Succession Protection

Succession Protection is a necessity for business owners/shareholders/partners to protect against the problems that are created when an owner/shareholder/partner of the business dies pre-maturely and without taking the critical steps to put their affairs in order. It will ensure that the business can successfully continue without them.

The questions ?

The solution

After evaluating your business Sucession Protection needs we will determine what the impact would be financially on your business should one of the directors/partners/members become seriously ill or die. We will offer a tailored solution in the form of shareholder/partnership protection.

What is shareholder/partnership protection?

If one of the business owners were to die or become either terminally or critically ill, shareholder/partnership protection insurance could give the remaining business owners enough money to  buy the insured partner’s or the shareholder’s interest in the business.

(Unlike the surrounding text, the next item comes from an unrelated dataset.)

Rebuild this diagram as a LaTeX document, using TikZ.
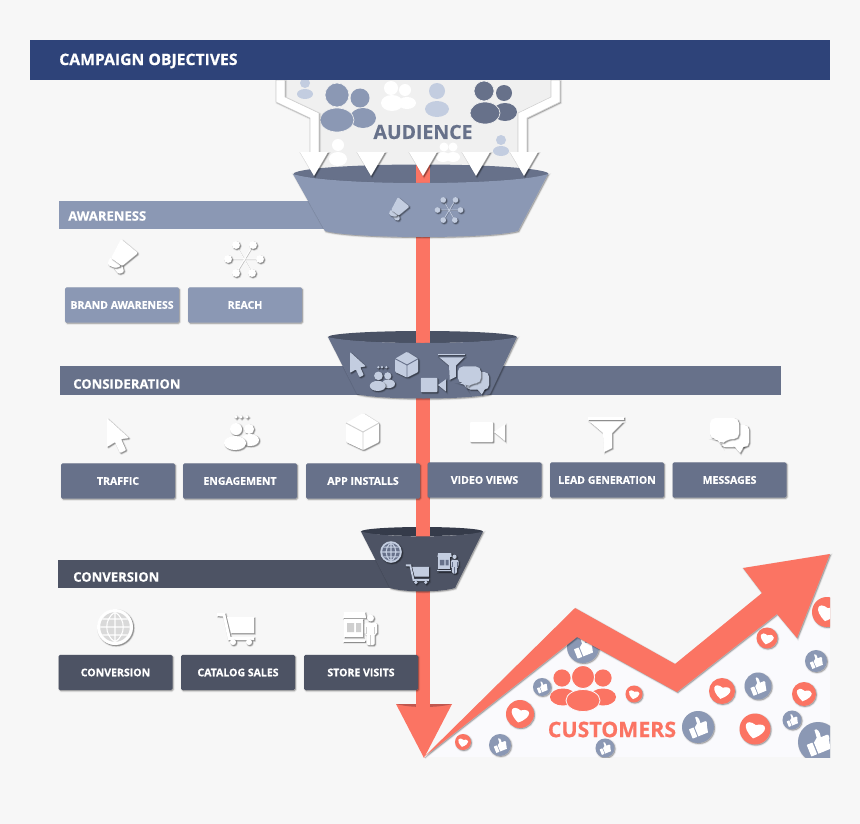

Shareholder/partnership protection gives business owners the financial reassurance they need to keep the business on track during an unsettling period for the owners.

The case study

The loss of a business owner can destabilize a business and result in financial difficulties for other shareholders or partners.  Shareholder/partnership protection insurance ensures the remaining partners or shareholders have the opportunity to stay in control of their business, following the death, terminal illness or critical illness of one of the business owners.

Joan Simmons is one of three shareholding directors of the Mistro Research Company.  The company is worth £1.2 million and each director owns a third of the shares in the business. Joan was only 50 years of age when she suffered a severe stroke, but made a full recovery within six months.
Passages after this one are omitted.